A titre de remarque, d'autres projets existent, comme "Greylisting" (gestion automatique de listes Blanches/Noires basée sur des rejets temporaires des e-mails : http://projects.puremagic.com/greylisting/index.html ), mais ils ne seront pas abordés dans le présent article.

 

SPF :

Site : http://spf.pobox.com/

 

SPF est une technologie basée sur la collaboration de différents systèmes d'information reliés sur Internet.

Le principe de SPF repose sur l'annonce, par les sites utilisant cette technologie, des machines (serveurs de messagerie) qui peuvent légitimement envoyer des e-mails pour un nom de domaine précis. Ensuite, un filtre SPF dédié et implémenté sur les serveurs de messagerie pourra, à chaque réception d'e-mail vérifier la validité de la machine émettrice du message en consultant l'annonce de site "émetteur".
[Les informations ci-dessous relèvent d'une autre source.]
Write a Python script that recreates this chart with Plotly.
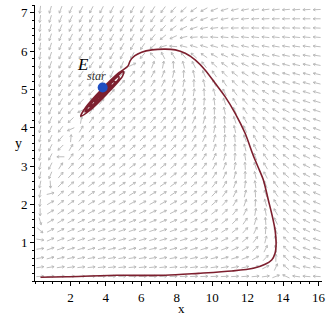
import numpy as np
import plotly.graph_objects as go

# ---------------- data ----------------
x_range = [0, 16.2]
y_range = [0, 7.2]
x_ticks = [2, 4, 6, 8, 10, 12, 14, 16]
y_ticks = [1, 2, 3, 4, 5, 6, 7]

# model behind the direction field (prey x, predator y)
prey_K, prey_a, prey_b = 14.0, 0.692, 1.0
pred_e, pred_A, pred_beta, pred_B = 0.07, 3.86, 0.5, 0.0

grid_nx, grid_ny = 28, 30

# trajectory
traj_x = [0.31, 1.81, 4.63, 7.35, 9.23, 11.11, 12.33, 12.99, 13.36, 13.55, 13.61, 13.55, 13.40, 13.17,
          12.89, 12.59, 12.31, 11.86, 11.30, 10.73, 10.17, 9.61, 9.04, 8.48, 7.92, 7.35, 6.60, 6.02,
          5.62, 5.38, 5.24,
          4.738, 3.763, 2.868, 2.580, 3.070, 4.045, 4.941,
          4.992, 4.614, 3.814, 3.070, 2.817, 3.194, 3.994, 4.738,
          4.721, 4.434, 3.839, 3.279, 3.087, 3.375, 3.969, 4.530,
          4.451, 4.259, 3.859, 3.487, 3.358, 3.549, 3.949, 4.321,
          4.214, 3.882, 3.594, 3.927, 3.904]
traj_y = [0.097, 0.112, 0.149, 0.149, 0.20, 0.261, 0.331, 0.436, 0.548, 0.723, 0.984, 1.331, 1.678, 2.113,
          2.635, 2.974, 3.287, 3.853, 4.375, 4.81, 5.16, 5.50, 5.77, 5.94, 6.03, 6.05, 6.03, 5.97,
          5.87, 5.75, 5.60,
          5.434, 5.001, 4.532, 4.300, 4.443, 4.876, 5.346,
          5.466, 5.338, 4.978, 4.594, 4.412, 4.537, 4.900, 5.283,
          5.333, 5.239, 4.967, 4.680, 4.545, 4.639, 4.910, 5.197,
          5.202, 5.140, 4.960, 4.766, 4.675, 4.738, 4.918, 5.111,
          5.090, 4.949, 4.787, 4.928, 4.939]

estar_x = [3.82]
estar_y = [5.05]

# ---------------- layout geometry ----------------
W, H = 330, 317
ml, mr, mt, mb = 34.5, 8, 5, 36
pw, ph = W - ml - mr, H - mt - mb
sx = pw / (x_range[1] - x_range[0])
sy = ph / (y_range[1] - y_range[0])


def field(x, y):
    dx = x * ((1 - x / prey_K) - prey_a * y / (1 + prey_b * x))
    dy = pred_e * y * (pred_A * x / (1 + pred_beta * x) - pred_B - y)
    return dx, dy


gx = x_range[0] + (np.arange(grid_nx) + 0.5) * (x_range[1] - x_range[0]) / grid_nx
gy = y_range[0] + (np.arange(grid_ny) + 0.5) * (y_range[1] - y_range[0]) / grid_ny
GX, GY = np.meshgrid(gx, gy)
U, V = field(GX, GY)
UP, VP = U * sx, V * sy
N = np.hypot(UP, VP)
N[N == 0] = 1
UP, VP = UP / N, VP / N

L = 7.5   # arrow length px
hl = 2.6  # head length px
ang = np.deg2rad(30)
ax_, ay_ = [], []
for cx, cy, ux, uy in zip(GX.ravel(), GY.ravel(), UP.ravel(), VP.ravel()):
    tx, ty = cx - ux * L / 2 / sx, cy - uy * L / 2 / sy
    hx, hy = cx + ux * L / 2 / sx, cy + uy * L / 2 / sy
    ax_ += [tx, hx, None]
    ay_ += [ty, hy, None]
    for s in (1, -1):
        ca, sa = np.cos(ang), s * np.sin(ang)
        bx = -(ux * ca - uy * sa)
        by = -(ux * sa + uy * ca)
        ax_ += [hx, hx + bx * hl / sx, None]
        ay_ += [hy, hy + by * hl / sy, None]

fig = go.Figure()
fig.add_trace(go.Scatter(x=ax_, y=ay_, mode="lines",
                         line=dict(color="#b5b5b5", width=0.9), hoverinfo="skip", showlegend=False))
fig.add_trace(go.Scatter(x=traj_x, y=traj_y, mode="lines",
                         line=dict(color="#7d1f2e", width=1.6, shape="spline", smoothing=0.8),
                         showlegend=False))
fig.add_trace(go.Scatter(x=estar_x, y=estar_y, mode="markers",
                         marker=dict(color="#1f4ec2", size=10), showlegend=False))

fig.add_annotation(x=2.70, y=5.64, text="<i>E</i>", showarrow=False,
                   font=dict(family="Liberation Serif", size=17, color="black"))
fig.add_annotation(x=3.49, y=5.36, text="<i>star</i>", showarrow=False,
                   font=dict(family="Liberation Serif", size=12, color="#333"))
fig.add_annotation(xref="paper", yref="paper", x=(181 - ml) / pw, y=-(308 - (H - mb)) / ph,
                   text="x", showarrow=False, yanchor="middle",
                   font=dict(family="Liberation Serif", size=13, color="black"))
fig.add_annotation(xref="paper", yref="paper", x=(12 - ml) / pw, y=((H - mb) - 143) / ph,
                   text="y", showarrow=False, yanchor="middle",
                   font=dict(family="Liberation Serif", size=14, color="black"))

axis_common = dict(showline=True, linecolor="black", linewidth=1, ticks="outside", ticklen=4,
                   tickcolor="black", showgrid=False, zeroline=False, automargin=False,
                   tickfont=dict(family="Liberation Serif", size=13, color="black"))
fig.update_xaxes(range=x_range, tickvals=x_ticks, **axis_common,
                 minor=dict(ticks="outside", ticklen=2, dtick=0.5, tickcolor="black"))
fig.update_yaxes(range=y_range, tickvals=y_ticks, **axis_common,
                 minor=dict(ticks="outside", ticklen=2, dtick=0.2, tickcolor="black"))
fig.update_layout(width=W, height=H, margin=dict(l=ml, r=mr, t=mt, b=mb),
                  plot_bgcolor="white", paper_bgcolor="white")
fig.write_html("out.html", config={"displayModeBar": False},
               post_script="document.body.style.margin='0';document.body.style.overflow='hidden';")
Cette technique a pour but de réduire de manière conséquente les messages de "spam" (et de vers) utilisant des adresses émettrices "spoofées".

Plusieurs grands sites ont déjà adopté SPF : http://spftools.infinitepenguins.net/earlyadopters.php

D'un point de vue technique, SPF s'appuie sur

  • Des annonces aux niveaux des serveurs de noms (DNS)
    • Champ de type "TXT" dans la configuration d'un domaine représentant les machines autorisées à émettre un message pour le domaine donné.
  • Des filtres dédiés au niveau des serveurs de messagerie qui, à chaque message reçu, tente de connaître l'annonce SPF du site émetteur afin de traiter (taguer) le message ("pass", "none", "fail").
    • Un message provenant d'un site émetteur n'utilisant pas SPF sera tagué comme "none" et le message transitera alors jusqu'à son destinataire final.
      • Plusieurs plugins ont été développés pour les serveurs de messagerie (Sendmail, Postfix, …) afin d'implémenter le filtrage SPF : http://spf.pobox.com/downloads.html

        Cependant cette technologie a pour l'instant quelques inconvénients majeurs :

  • Pour fonctionner de manière réellement efficace, elle a besoin d'être adoptée par une majorité d'acteurs sur Internet afin que les contrôles sur les e-mails soient les plus pertinents possibles.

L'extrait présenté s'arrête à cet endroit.